The Brady Bunch (1969–1974)
6/10
This Group Would Somehow Form A Family
8 April 2009
I think it's ironic as all get out that just when the anti-war movement was at its height and kids all over the nation were doing all kinds of experimentation with drugs that on television we managed to find solace in the gentle G-rated adventures of a blended family that was called The Brady Bunch.

In true paternal style the man with the three boys named Brady wed the woman whose name I can't recall, but Florence Henderson and her girls became Bradys just like Robert Reed's boys. In fact it was hard to remember that they weren't biological Bradys.

The anti-war movement, Civil Rights, gay rights (Stonewall happened the year of The Brady Bunch Debut) was something that was never mentioned on the show. Sports got into things occasionally, Joe Namath from football and Don Drysdale from baseball got some guest starring roles as themselves.

The Bradys did dress in the latest fashion though. I do remember those bell bottoms that I wish I could get into now. Barry Williams as Greg Brady wore them with style. He was quite the teen heartthrob during the run of the show.

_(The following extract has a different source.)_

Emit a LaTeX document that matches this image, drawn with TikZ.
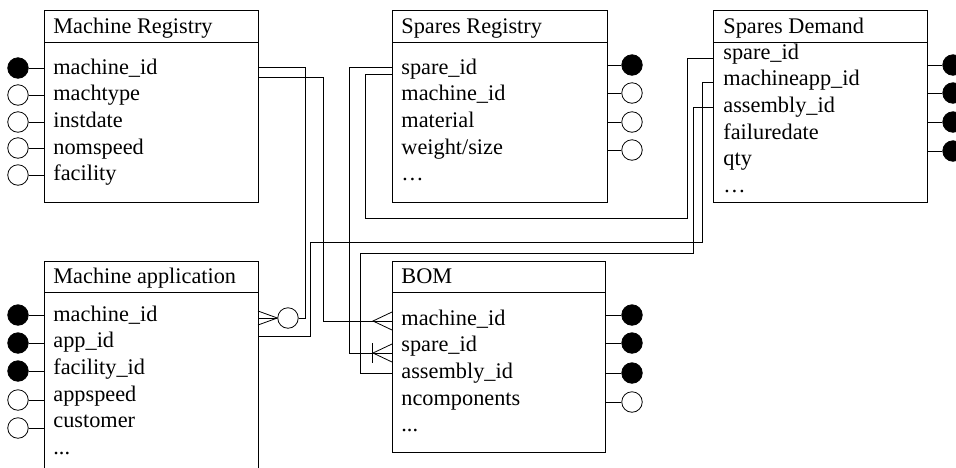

The shows hearkened back to Leave It To Beaver with Robert Reed as the all knowing dad. You did get the feeling unlike Hugh Beaumont and Barbara Billingsley, Reed and Henderson did have a sex life. Some concession to the times.

The shows were positively antiseptic. Barry Williams chasing after this that or the other girl, Cindy not being a tattle tale, Peter's voice changing, and the tag line that the show got known for, middle girl Jan's jealousy of older sister Marcia, with that cry of 'Marcia Marcia Marcia'.

Later on it came out that all American dad Robert Reed was gay after of course he died of AIDS. In the community that was pretty well known, a friend of mine recalls meeting Reed at a gay bar in New York City during the Seventies. The cast and crew of The Brady Bunch knew it too, but as Barry Williams points out in his memoirs, they didn't care, he was accepted as an artist and a human being. That was a concession to Stonewall that we didn't know about until later.

Blended families are still fodder for situation comedies like Step By Step and Life With Derek. Those have a bit more bite to them than the ever loving Bradys. Still those kids still looked real good and I did so like Barry Williams back in the day.